Angesichts der Umsatzgrenzen profitieren gerade lokal und regional aktive Kleinunternehmen, die im B2C-Geschäft tätig sind, von der Regelung. Auch wenn Ihre Kunden im B2B-Bereich selbst nicht umsatzsteuerpflichtig sind, bringt Ihnen die Kleinunternehmerregelung ebenfalls Vorteile. Ist Ihr Geschäft aber auf umsatzsteuerpflichtige Kunden ausgerichtet, lohnt sich die Inanspruchnahme der Kleinunternehmerregelung nicht.

Die Kleinunternehmerregelung kann Ihnen sogar echte Nachteile bescheren

Kunden dieser Art achten immer auf den Nettopreis, da die Umsatzsteuer aufgrund der Berechtigung zum Vorsteuerabzug einen durchlaufenden Posten darstellt. In einem solchen Fall kann Ihnen die besondere Regelung sogar Nachteile bringen. Dies gilt dann, wenn Sie zwar die gleichen Preise wie Ihre direkte Konkurrenz aufrufen, diese aber die Mehrwertsteuer einberechnet haben. Dann sind die Nettopreise Ihrer Konkurrenten günstiger und damit attraktiver.

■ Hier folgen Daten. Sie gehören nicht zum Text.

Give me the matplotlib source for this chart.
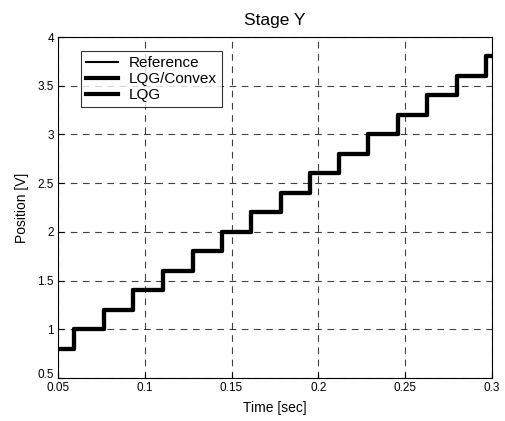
import matplotlib
matplotlib.use("Agg")
import matplotlib.pyplot as plt
import matplotlib.transforms as mtransforms

plt.rcParams['font.family'] = ['Liberation Sans', 'DejaVu Sans']

# step instants (sec) and the levels held after each step (V)
step_times = [0.0592, 0.0764, 0.0933, 0.1105, 0.1278, 0.1446, 0.1612, 0.1786,
              0.1954, 0.2121, 0.2287, 0.2460, 0.2628, 0.2801, 0.2969]
levels = [0.8, 1.0, 1.2, 1.4, 1.6, 1.8, 2.0, 2.2, 2.4, 2.6, 2.8, 3.0,
          3.2, 3.4, 3.6, 3.8]
t_start, t_end = 0.05, 0.30

x_ticks = [0.05, 0.1, 0.15, 0.2, 0.25, 0.3]
x_labels = ['0.05', '0.1', '0.15', '0.2', '0.25', '0.3']
y_ticks = [0.5, 1, 1.5, 2, 2.5, 3, 3.5, 4]
y_labels = ['0.5', '1', '1.5', '2', '2.5', '3', '3.5', '4']

t = [t_start] + step_times + [t_end]
y = levels + [levels[-1]]

fig = plt.figure(figsize=(5.06, 4.21), dpi=100)
ax = fig.add_axes([0.1146, 0.1021, 0.8574, 0.8100])

ax.step(t, y, where='post', color='black', lw=1.5, label='Reference')
ax.step(t, y, where='post', color='black', lw=3.0, label='LQG/Convex')
ax.step(t, y, where='post', color='black', lw=3.0, label='LQG')

ax.set_xlim(t_start, t_end)
ax.set_ylim(0.5, 4)
ax.set_xticks(x_ticks)
ax.set_xticklabels(x_labels)
ax.set_yticks(y_ticks)
ax.set_yticklabels(y_labels)
ax.tick_params(direction='in', labelsize=8.5, length=4, pad=3)
ax.grid(True, color='black', linestyle=(0, (6, 5)), lw=0.8, alpha=0.75)
for s in ax.spines.values():
    s.set_linewidth(0.8)

# lift the bottom y label a little so it clears the first x label
lab = ax.get_yticklabels()[0]
lab.set_transform(lab.get_transform() +
                  mtransforms.ScaledTranslation(0, 3 / 72, fig.dpi_scale_trans))

ax.set_xlabel('Time [sec]', fontsize=10, labelpad=5)
ax.set_ylabel('Position [V]', fontsize=10, labelpad=6)
ax.set_title('Stage Y', fontsize=12.5, pad=9)

leg = ax.legend(loc='upper left', bbox_to_anchor=(0.053, 0.959), fontsize=11,
                frameon=True, fancybox=False, edgecolor='black',
                handlelength=2.1, borderpad=0.35, labelspacing=0.12,
                handletextpad=0.7, borderaxespad=0)
leg.get_frame().set_linewidth(0.8)

fig.savefig('out.png', dpi=100)
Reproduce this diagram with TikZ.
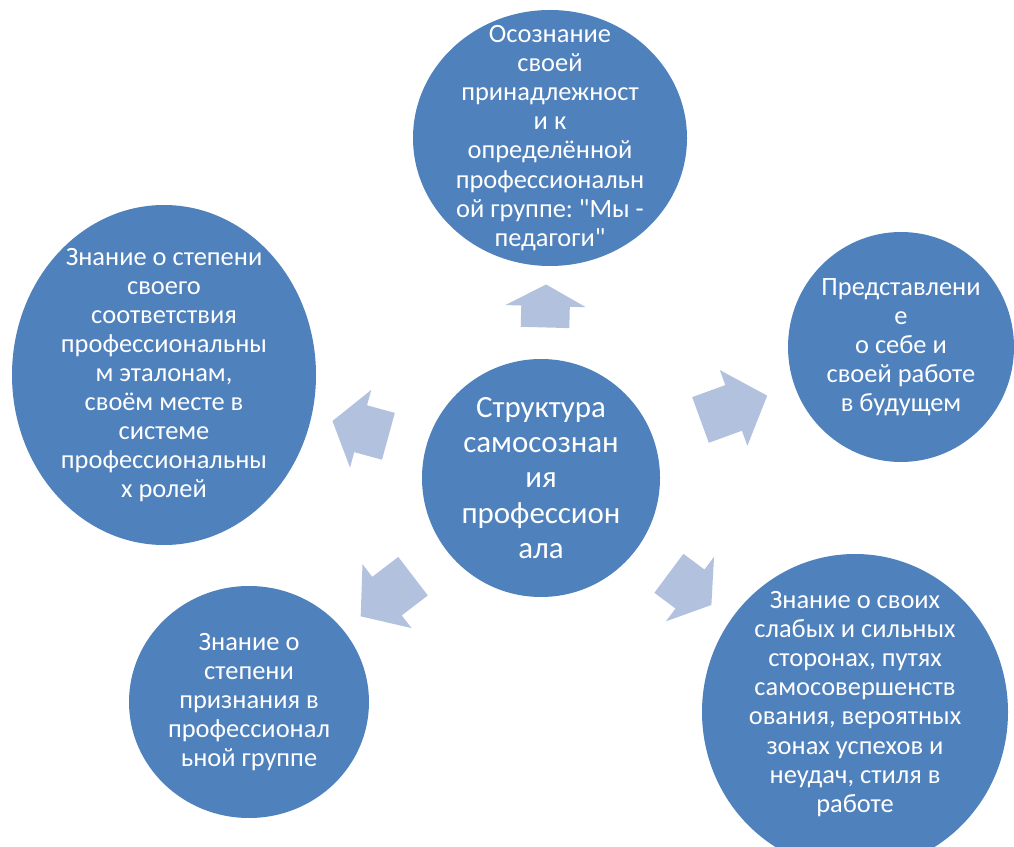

Auch Gründer sollten genau abwägen, ob sich die Kleinunternehmerregelung tatsächlich für sie lohnt. Müssen Sie diesbezüglich bereits zu Beginn mehrwertsteuerpflichtige Anschaffungen und Investitionen von mehreren tausend Euro tätigen, haben Sie im Rahmen der Regelung kein Recht auf Vorsteuerabzug. Sie müssen also für alle Anschaffungen den vollen Preis zahlen. Zahlen Sie dagegen selbst Mehrwertsteuer, erstatten Ihnen das Finanzamt die für die Produkte abgeführte Mehrwertsteuer. Bei Anschaffungen von 3.000 Euro sind das immerhin 570 Euro, die Sie erstattet bekommen.